Texto meu, publicado no Overmundo (http://www.overmundo.com.br/overblog/um-outro-jornalismo-e-possivel). Da época da graduação. Não alterei uma vírgula. Como o outro que publiquei, nem sequer fiz uma revisão para corrigir os erros. Vai como foi.
Um outro jornalismo é possível?
Tenho uma visão equivocada do Jornalismo, já me disseram e concordo. Associo, que crime!, os membros dessa irmandade maçônica aos antigos bardos, bravos narradores de eras remotas, que muito antes do cinema inventaram um jeito de projetar imagens de longínquas odisséias para deleite dos desafortunados que passavam suas vidas miseráveis distantes dos grandes eventos. Os poetas de então rondavam léguas sem fim, perpetuando os nomes dos heróis, incitando o temor aos deuses, cativando a audiência, as mentes jovens do mundo.
Nesse ponto devo argumentar em meu favor que sou louco, que me encontro atado à nau da insânia a milhas de qualquer cais. Afinal, sugiro ter sido o grande Homero nada mais que um precursor da Imprensa! Os iluminados que compuseram os vedas não obtiveram um furo de reportagem ao dissecar a essência sutil dos homens? E, por acaso, não se valeram de alguns “critérios de noticiabilidade” os felizes autores da Bíblia? Ora, graças a Deus, naqueles tempos não havia ainda a décima terceira praga, a técnica da pirâmide invertida!
Que temos nesses exemplos, quiçá exagerados, mas ainda assim sinceros, que se possa contrapor à Mídia contemporânea e seus cânones? Simples! São boas histórias contadas de modo excepcional. Certo, quase ninguém as lê, mas ainda assim reverberam séculos após sua concepção nas mentes de seus leitores e dos leitores de seus leitores. Desfrutam de peculiar eternidade. Seguirão sendo contadas enquanto houver humanidade. Que jornalista hoje espera mais que a atenção de uns dias?
Quando entrei para a Faculdade, queria ser um colecionador de estórias.
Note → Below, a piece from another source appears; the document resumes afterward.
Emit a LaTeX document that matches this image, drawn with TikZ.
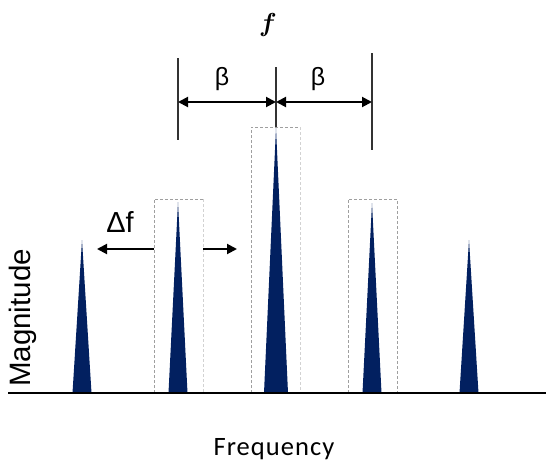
\documentclass[tikz,border=0pt]{standalone}
\usepackage{fontspec}
\setmainfont{Liberation Sans}
\newfontfamily\freqfont[LetterSpace=4]{Carlito}
\usetikzlibrary{arrows.meta}
\definecolor{navy}{RGB}{2,32,96}
\tikzset{
  peak/.style={fill=navy,draw=none},
  dbox/.style={draw=gray!75,dashed,line width=0.9pt,dash pattern=on 3pt off 2pt},
  dboxlight/.style={draw=gray!35,dashed,line width=0.9pt,dash pattern=on 3pt off 2pt},
  tick/.style={draw=black!80,line width=2pt},
  dim/.style={draw=black,line width=2pt,{Triangle[length=10pt,width=10pt]}-{Triangle[length=10pt,width=10pt]}},
  oneway/.style={draw=black,line width=2pt,-{Triangle[length=10pt,width=10pt]}},
  lbl/.style={inner sep=0pt}
}
\begin{document}
\begin{tikzpicture}[x=1pt,y=-1pt]
\useasboundingbox (0,0) rectangle (550,474);
% dashed boxes
\draw[dbox] (154,393) -- (154,199) -- (203,199);
\draw[dboxlight] (203,199) -- (203,393);
\draw[dbox] (251,393) -- (251,127) -- (300,127);
\draw[dboxlight] (300,127) -- (300,393);
\draw[dbox] (348,393) -- (348,199) -- (397,199) -- (397,393);
% peaks
\fill[peak] (72.5,393) -- (82,240) -- (91.5,393) -- cycle;
\fill[peak] (168.5,393) -- (178,202) -- (187.5,393) -- cycle;
\fill[peak] (264,393) -- (276,128) -- (288,393) -- cycle;
\fill[peak] (362.5,393) -- (372,203) -- (381.5,393) -- cycle;
\fill[peak] (459.5,393) -- (469,240) -- (478.5,393) -- cycle;
% baseline
\coordinate (bl) at (8,393);
\coordinate (br) at (546,393);
\draw[black,line width=2pt] (bl) -- (br);
% beta dimension ticks
\coordinate (t1a) at (178,58);  \coordinate (t1b) at (178,140);
\coordinate (t2a) at (276,67);  \coordinate (t2b) at (276,127);
\coordinate (t3a) at (372,53);  \coordinate (t3b) at (372,150);
\draw[tick] (t1a) -- (t1b);
\draw[tick] (t2a) -- (t2b);
\draw[tick] (t3a) -- (t3b);
\coordinate (d1) at (178,102); \coordinate (d2) at (276,102); \coordinate (d3) at (372,102);
\draw[dim] (d1) -- (d2);
\draw[dim] (d2) -- (d3);
\node[lbl,font=\fontsize{25}{28}\selectfont] (b1) at (222,79) {β};
\node[lbl,font=\fontsize{25}{28}\selectfont] (b2) at (318,79) {β};
\node[lbl,scale=2.6,font=\boldmath] (f) at (268,25) {$f$};
% delta f
\coordinate (l0) at (154,249); \coordinate (l1) at (97,249);
\coordinate (r0) at (203,249); \coordinate (r1) at (237,249);
\draw[oneway] (l0) -- (l1);
\draw[oneway] (r0) -- (r1);
\node[lbl,font=\fontsize{29}{32}\selectfont] (df) at (120,222) {Δf};
% axis labels
\node[lbl,rotate=90,font=\fontsize{29.5}{32}\selectfont] (mag) at (23,318) {Magnitude};
\node[lbl,font=\freqfont\fontsize{26.5}{30}\selectfont] (freq) at (274,449) {Frequency};
\end{tikzpicture}
\end{document}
Eu partilharia minhas preciosas narrativas com todos, seria lido com a ânsia que a criança (do século XIX) lia Júlio Verne, ou os relatos de um Crusoé. Falaria de terras estranhas e de costumes estranhos, mas não dos encontravéis na face oposta do globo, não, falaria dos que estão incrustados no coração da cidade. Estenderia o mundo aos olhos do mundo, como se apresenta um bicho a si mesmo no espelho e ele se estranha.
Jornalismo para mim era partilhar experiências, engrandecer a vida de cada pessoa com relatos sublimes. Que desvio tomamos, que a informação seguiu na contramão do conhecimento? Em que momento a atualidade adquiriu tal autonomia da História? Afinal, a Humanidade é mais que o instante, é o constante. Ficar preso ao efêmero inda há de nos pôr vazios.
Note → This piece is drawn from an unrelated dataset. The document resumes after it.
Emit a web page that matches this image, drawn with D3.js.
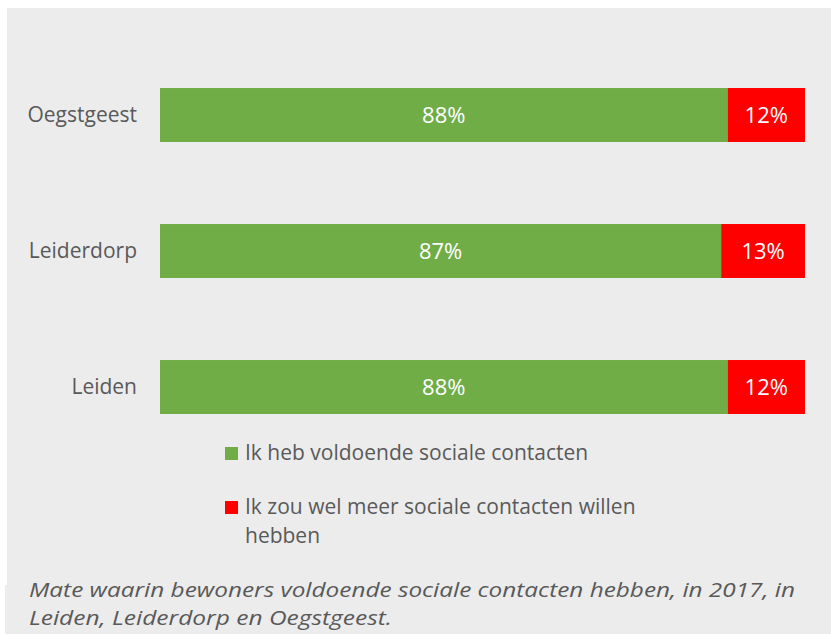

Tinha essa idéia estúpida quando entrei para a Universidade. Mas nada melhor para assassinar a inocência do que constantes doses desse cinismo arrogante dos acadêmicos de alma enrugada. Eles vivissecam passionalmente seu objeto de estudo, violentam com gozo, tomam posse de cada peculiaridade, cada reentrância formal. Tornam-se, enfim, donos de certas verdades invioláveis. Estabelecem dogmas ateus, como quem ergue obeliscos em honra a suas consciências fálicas, rasgando o Céu como à boceta de Pandora.
Aplicam suas regras como quem ata um cão a um canto por uma corrente cortante. Há certo sadismo de sua parte ao ver o sangue escorrer fino dos animais revoltos. Valem-se de seu sarcasmo, com um sorriso irritante, um deboche em forma de pergunta retórica... Somente quando percebem que o aluno adaptou-se à coleira, sossegam e se recostam em suas poltronas reclináveis para os delírios cotidianos.
Gostam de nos empurrar certos conceitos fugazes, inúteis, frustrantes. Não admitem, mas temem a criatividade como quem foge à cruz. Almejam a sociedades perfeitamente regradas, onde reine a infalível Moral, em que cada qual aja conforme o plano, atenha-se ao combinado, e nada seja imprevisível. Têm frêmitos ejaculatórios ao ler “A Revolução dos Bichos”.
A seus aprendizes, carneiros rumo à tosquia, nada resta senão rezar por sua cartilha. Afinal, é isso que é jornalismo, não? Ou será que um outro jornalismo é possível? A resposta, meus amigos, não me cabe dar. Leia a Bíblia.